No Steve Doocy, the Bush tax cuts expire

Furthering their ongoing effort to push the idea that only Republicans can support tax cuts, Fox & Friends took to the airwaves today to attack Obama's supposed “re-branding” of the proposal to extend many of the Bush tax cuts.

Discussing efforts on the “left” to “re-brand” the extention of the Bush-era tax cuts as the Obama middle class tax cuts, Doocy complained: “Democrats aren't proposing new tax breaks, they just want to take credit from the current ones from George Bush”:



Later, Doocy added a little absurdity into an already pretty absurd conversation by setting up a “taste-test” between a Coke can labeled “Bush tax cuts” and a Coke can labeled “Obama tax cuts” to show that they're “surprisingly identical”:



Here's the thing though, what Congress is proposing are not the Bush tax cuts, for one very simple reason: The Bush tax cuts expire. Bush, and a Republican led Congress chose to have the Bush tax cuts “sunset” on the last day of 2010, largely because Republicans neglected to propose any way to pay for the hugely expensive cuts, and letting them expire after nine years mitigated the enormous price-tag that accompanied these cuts (because price estimates are calculated over a 10-year period).

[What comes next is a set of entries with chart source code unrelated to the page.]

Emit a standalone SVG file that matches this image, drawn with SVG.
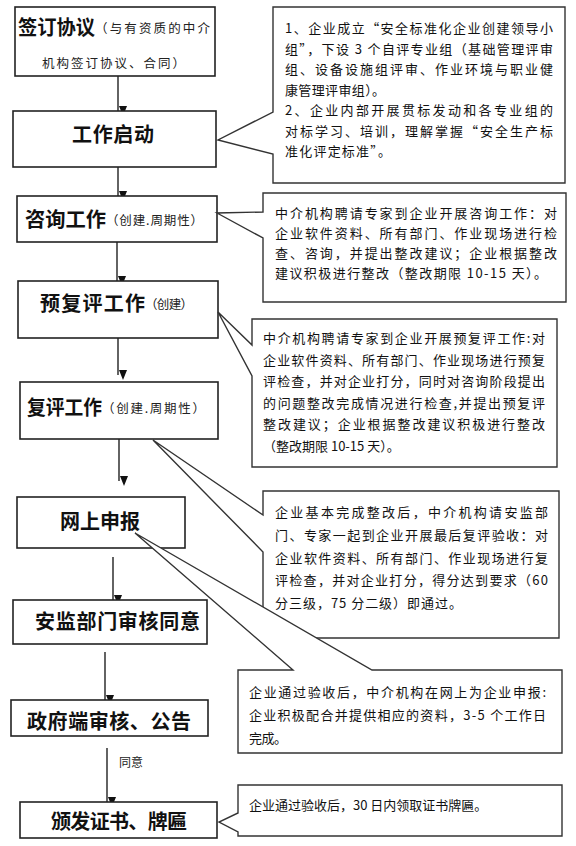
<svg xmlns="http://www.w3.org/2000/svg" width="576" height="846" viewBox="0 0 576 846">
<style>
.box{fill:#fff;stroke:#222;stroke-width:1.6}
.call{fill:#fff;stroke:#333;stroke-width:1.4;stroke-linejoin:miter}
.t{font-family:"Noto Sans CJK SC","Noto Sans",sans-serif;font-weight:700;font-size:20px;fill:#111}
.s{font-family:"Noto Sans CJK SC","Noto Sans",sans-serif;font-size:12.5px;fill:#222}
.c{font-family:"Noto Sans CJK SC","Noto Sans",sans-serif;font-size:13px;fill:#111}
.ar{stroke:#222;stroke-width:1.4;fill:none;marker-end:url(#ah)}
</style>
<defs>
<marker id="ah" markerUnits="userSpaceOnUse" markerWidth="10" markerHeight="10" viewBox="0 0 10 10" refX="5" refY="10" orient="auto-start-reverse">
<path d="M1,0 L9,0 L5,10 Z" fill="#111" transform="rotate(-90 5 5) translate(0 0)"/>
</marker>
</defs>
<rect width="576" height="846" fill="#fff"/>

<g id="connectors">
<line class="ar" x1="118" y1="76" x2="118" y2="111"/>
<line class="ar" x1="118" y1="167" x2="118" y2="196"/>
<line class="ar" x1="117" y1="242" x2="117" y2="281"/>
<line class="ar" x1="118" y1="338" x2="118" y2="375"/>
<line class="ar" x1="119" y1="439" x2="119" y2="481"/>
<line class="ar" x1="113" y1="557" x2="113" y2="600"/>
<line class="ar" x1="105" y1="652" x2="105" y2="700"/>
<line class="ar" x1="107" y1="748" x2="107" y2="802"/>
<text class="s" x="119" y="767" style="font-size:12px">同意</text>
</g>

<g id="n1">
<rect class="box" x="15" y="7" width="200" height="69"/>
<text class="t" x="18" y="35" textLength="77" lengthAdjust="spacingAndGlyphs">签订协议</text>
<text class="s" x="95" y="33" textLength="115" lengthAdjust="spacing">（与有资质的中介</text>
<text class="s" x="42" y="68" textLength="143" lengthAdjust="spacing">机构签订协议、合同）</text>
</g>

<g id="n2">
<rect class="box" x="13" y="111" width="203" height="56"/>
<text class="t" x="72" y="142" textLength="82" lengthAdjust="spacing">工作启动</text>
</g>

<g id="n3">
<rect class="box" x="17" y="196" width="200" height="46"/>
<text class="t" x="25" y="227" textLength="81" lengthAdjust="spacingAndGlyphs">咨询工作</text>
<text class="s" x="106" y="225" textLength="97" lengthAdjust="spacing">（创建.周期性）</text>
</g>

<g id="n4">
<rect class="box" x="18" y="281" width="200" height="57"/>
<text class="t" x="40" y="311" textLength="105" lengthAdjust="spacing">预复评工作</text>
<text class="s" x="145" y="309" textLength="48" lengthAdjust="spacing">（创建）</text>
</g>

<g id="n5">
<rect class="box" x="20" y="382" width="198" height="57"/>
<text class="t" x="27" y="415" textLength="75" lengthAdjust="spacingAndGlyphs">复评工作</text>
<text class="s" x="102" y="413" textLength="103" lengthAdjust="spacing">（创建.周期性）</text>
</g>

<g id="n6">
<rect class="box" x="17" y="497" width="168" height="51"/>
<text class="t" x="60" y="529" textLength="80" lengthAdjust="spacingAndGlyphs">网上申报</text>
</g>

<g id="n7">
<rect class="box" x="13" y="600" width="194" height="44"/>
<text class="t" x="35" y="629" textLength="165" lengthAdjust="spacing">安监部门审核同意</text>
</g>

<g id="n8">
<rect class="box" x="11" y="700" width="197" height="36"/>
<text class="t" x="27" y="729" textLength="164" lengthAdjust="spacing">政府端审核、公告</text>
</g>

<g id="n9">
<rect class="box" x="20" y="802" width="197" height="36"/>
<text class="t" x="51" y="829" textLength="136" lengthAdjust="spacing">颁发证书、牌匾</text>
</g>

<g id="c1">
<path class="call" d="M273,7 H565 V183 H273 V154 L218,140 L273,112 Z"/>
<text class="c" x="285" y="33" textLength="268" lengthAdjust="spacing">1、企业成立“安全标准化企业创建领导小</text>
<text class="c" x="285" y="53.5" textLength="268" lengthAdjust="spacing">组”，下设 3 个自评专业组（基础管理评审</text>
<text class="c" x="285" y="74" textLength="268" lengthAdjust="spacing">组、设备设施组评审、作业环境与职业健</text>
<text class="c" x="285" y="94.5" textLength="100" lengthAdjust="spacing">康管理评审组）。</text>
<text class="c" x="285" y="115" textLength="268" lengthAdjust="spacing">2、企业内部开展贯标发动和各专业组的</text>
<text class="c" x="285" y="135.5" textLength="268" lengthAdjust="spacing">对标学习、培训，理解掌握“安全生产标</text>
<text class="c" x="285" y="156" textLength="106" lengthAdjust="spacing">准化评定标准”。</text>
</g>

<g id="c2">
<path class="call" d="M263,193 H566 V302 H263 V238 L217,213 L263,212 Z"/>
<text class="c" x="275" y="218" textLength="282" lengthAdjust="spacing">中介机构聘请专家到企业开展咨询工作：对</text>
<text class="c" x="275" y="238" textLength="282" lengthAdjust="spacing">企业软件资料、所有部门、作业现场进行检</text>
<text class="c" x="275" y="258" textLength="282" lengthAdjust="spacing">查、咨询，并提出整改建议；企业根据整改</text>
<text class="c" x="275" y="278" textLength="272" lengthAdjust="spacing">建议积极进行整改（整改期限 10-15 天）。</text>
</g>

<g id="c3">
<path class="call" d="M252,319 H557 V467 H252 V376 L218,312 L252,345 Z"/>
<text class="c" x="263" y="343" textLength="282" lengthAdjust="spacing">中介机构聘请专家到企业开展预复评工作:对</text>
<text class="c" x="263" y="364.5" textLength="282" lengthAdjust="spacing">企业软件资料、所有部门、作业现场进行预复</text>
<text class="c" x="263" y="386" textLength="282" lengthAdjust="spacing">评检查，并对企业打分，同时对咨询阶段提出</text>
<text class="c" x="263" y="407.5" textLength="282" lengthAdjust="spacing">的问题整改完成情况进行检查,并提出预复评</text>
<text class="c" x="263" y="429" textLength="282" lengthAdjust="spacing">整改建议；企业根据整改建议积极进行整改</text>
<text class="c" x="263" y="450.5">（整改期限 10-15 天）。</text>
</g>

<g id="c4">
<path class="call" d="M263,491 H559 V638 H263 V552 L153,440 L263,515 Z"/>
<text class="c" x="275" y="516.5" textLength="273" lengthAdjust="spacing">企业基本完成整改后，中介机构请安监部</text>
<text class="c" x="275" y="539.5" textLength="273" lengthAdjust="spacing">门、专家一起到企业开展最后复评验收：对</text>
<text class="c" x="275" y="562.5" textLength="273" lengthAdjust="spacing">企业软件资料、所有部门、作业现场进行复</text>
<text class="c" x="275" y="585" textLength="273" lengthAdjust="spacing">评检查，并对企业打分，得分达到要求（60</text>
<text class="c" x="275" y="607.5" textLength="187" lengthAdjust="spacing">分三级，75 分二级）即通过。</text>
</g>

<g id="c5">
<path class="call" d="M238,670 H293 L135,533 L372,670 H562 V753 H238 Z"/>
<text class="c" x="249" y="696.5" textLength="297" lengthAdjust="spacing">企业通过验收后，中介机构在网上为企业申报:</text>
<text class="c" x="249" y="719.5" textLength="297" lengthAdjust="spacing">企业积极配合并提供相应的资料，3-5 个工作日</text>
<text class="c" x="249" y="742.5" textLength="38" lengthAdjust="spacing">完成。</text>
</g>

<g id="c6">
<path class="call" d="M238,785 H562 V836 H238 V832 L219,822 L238,813 Z"/>
<text class="c" x="249" y="809.5">企业通过验收后，30 日内领取证书牌匾。</text>
</g>
</svg>
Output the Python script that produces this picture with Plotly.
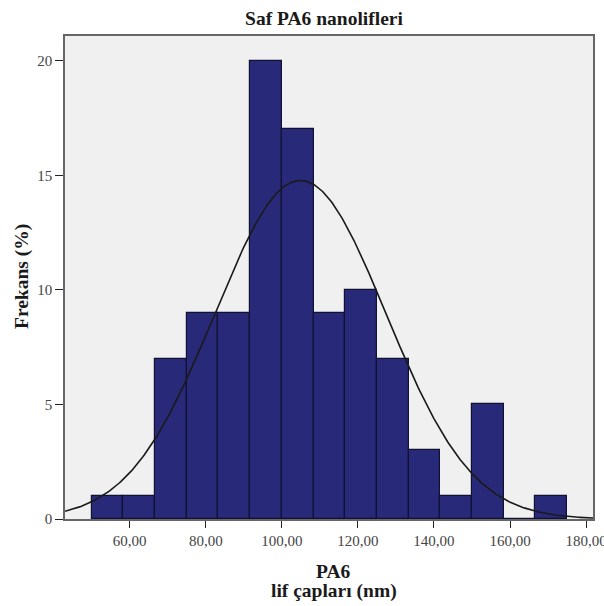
import numpy as np
import plotly.graph_objects as go

# Data
bin_start = 50.0
bin_width = 125.0 / 15
counts = [1, 1, 7, 9, 9, 20, 17, 9, 10, 7, 3, 1, 5, 0, 1]
x_tick_vals = [60, 80, 100, 120, 140, 160, 180]
x_tick_text = ["60,00", "80,00", "100,00", "120,00", "140,00", "160,00", "180,00"]
y_tick_vals = [0, 5, 10, 15, 20]
y_tick_text = ["0", "5", "10", "15", "20"]
# normal fit parameters
fit_mean = 104.9
fit_sd = 22.5
fit_n = 100

centers = [bin_start + bin_width * (i + 0.5) for i in range(len(counts))]

xc = np.linspace(43.0, 181.8, 400)
yc = fit_n * bin_width / (fit_sd * np.sqrt(2 * np.pi)) * np.exp(-0.5 * ((xc - fit_mean) / fit_sd) ** 2)

fig = go.Figure()
fig.add_trace(go.Bar(
    x=centers, y=counts, width=bin_width,
    marker=dict(color="#29297a", line=dict(color="#111133", width=1.2)),
    hoverinfo="skip",
))
fig.add_trace(go.Scatter(
    x=xc, y=yc, mode="lines",
    line=dict(color="#1a1a1a", width=1.6),
    hoverinfo="skip",
))

serif = "Liberation Serif, Times New Roman, serif"
tickfont = dict(family=serif, size=15, color="#444444")
titlefont = dict(family=serif, size=19.5, color="#1a1a1a")

fig.update_layout(
    width=604, height=606,
    margin=dict(l=65, r=11, t=36, b=87),
    paper_bgcolor="white",
    plot_bgcolor="#f0f0f0",
    showlegend=False,
    bargap=0,
    title=dict(text="<b>Saf PA6 nanolifleri</b>", x=324 / 604, xanchor="center",
               y=1 - 18 / 606, yanchor="middle", font=titlefont),
    xaxis=dict(
        range=[43.0, 181.8], tickmode="array", tickvals=x_tick_vals, ticktext=x_tick_text,
        ticks="outside", ticklen=7, tickcolor="#222222", tickwidth=1,
        showline=True, linecolor="#666666", linewidth=1.5, mirror=True,
        showgrid=False, zeroline=False, tickfont=tickfont,
        ticklabeloverflow="allow", automargin=False,
    ),
    yaxis=dict(
        range=[0, 21.08], tickmode="array", tickvals=y_tick_vals, ticktext=y_tick_text,
        ticks="outside", ticklen=8, tickcolor="#222222", tickwidth=1,
        showline=True, linecolor="#666666", linewidth=1.5, mirror=True,
        showgrid=False, zeroline=False, tickfont=tickfont,
        ticklabeloverflow="allow", automargin=False,
    ),
)

plot_w = 604 - 65 - 11
plot_h = 606 - 36 - 87
def px_to_paper(px, py):
    return (px - 65) / plot_w, (606 - 87 - py) / plot_h

for text, px, py, angle in [("<b>Frekans (%)</b>", 22, 277, -90),
                            ("<b>PA6</b>", 333, 571, 0),
                            ("<b>lif çapları (nm)</b>", 334, 591, 0)]:
    ax, ay = px_to_paper(px, py)
    fig.add_annotation(text=text, x=ax, y=ay, xref="paper", yref="paper",
                       xanchor="center", yanchor="middle", showarrow=False,
                       textangle=angle, font=titlefont)

fig.write_html("out.html")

What Congress is proposing now, is to to extend the 2001 and 2003 Bush-era tax cuts for everyone making less than $200,000 a year for another 10 years. This would most certainly be a new cut, and while they too come with an enormous price tag, we save $700 billion dollars by not including cuts for those very top earners. Plus, tax cuts for those top earners earn us the least stimulus for our money. So they don't “taste” identical, after all.

Furthermore, this is hardly the first time the Obama administration has signed a tax cut into law. But if Fox & Friends is upset with the expiration of the Bush tax cuts, he should really speak to to members of the Bush administration and the Republicans in Congress who wrote the law that way. It shouldn't be too hard, since many of them now work for Fox.